With the elite men’s criterium Friday evening, Lamperti went for a spin that morning, and was encouraged by two things: his legs felt great — no residual fatigue from the race in Italy. And it wasn’t humid. For Lamperti, riding in humidity is like riding at altitude. It takes him awhile to adjust.

The big dogs in the discipline of criterium — repeated circuits of a fixed course that’s usually about a mile — are the members of a team called Legion of Los Angeles. With half-dozen riders in the national championship, including two of the fastest sprinters in the country, Legion was a solid favorite to produce Friday’s winner. But the racing was hectic, and in the final laps, Legion was unable to hold its usual place at the front — supplanted by, among others, Bassetti of Elevate-Webiplex.

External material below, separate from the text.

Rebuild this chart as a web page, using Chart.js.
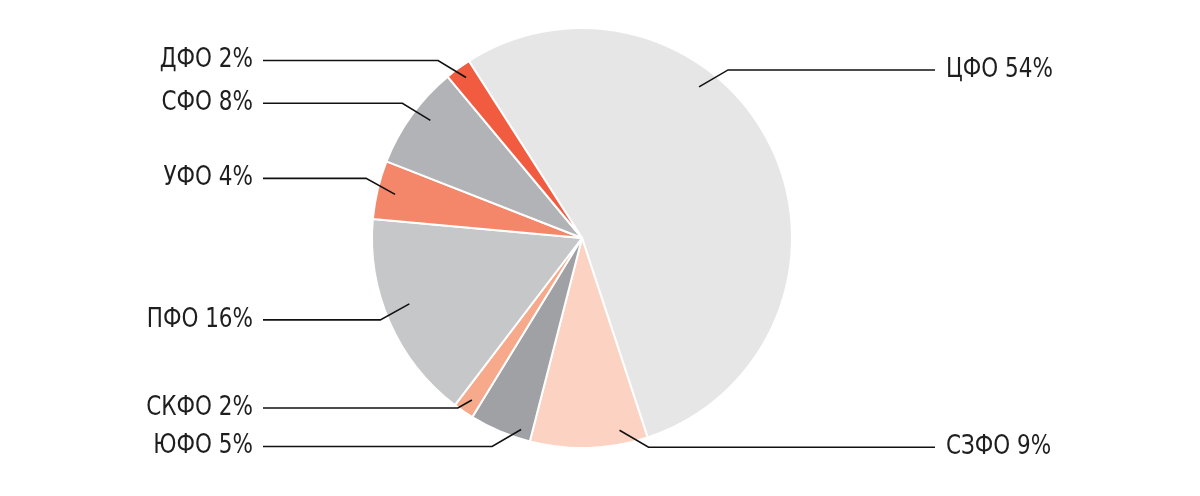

Lurking just behind was Lamperti. Going into the penultimate corner, the 18-year-old swung wide, setting up a pass. On his right, a pair of riders crashed into the barriers. Swerving to avoid them, Lamperti glued himself to Bassetti’s back wheel, then, following the final turn, “went full gas” to the line, earning his eighth, and most meaningful, national title.

“It’s pretty heartbreaking to get second place in national championships, again,” Bassetti told Cyclingnews. “Luke just rolled us out of the corner.

“I’ve been riding with Luke since he was just a little kid and it’s super special to be on the podium with him. He’s going to go on to be a very good bike racer.”

Charameda was delighted for both riders.

“Sonoma County’s kicking ass,” she declared.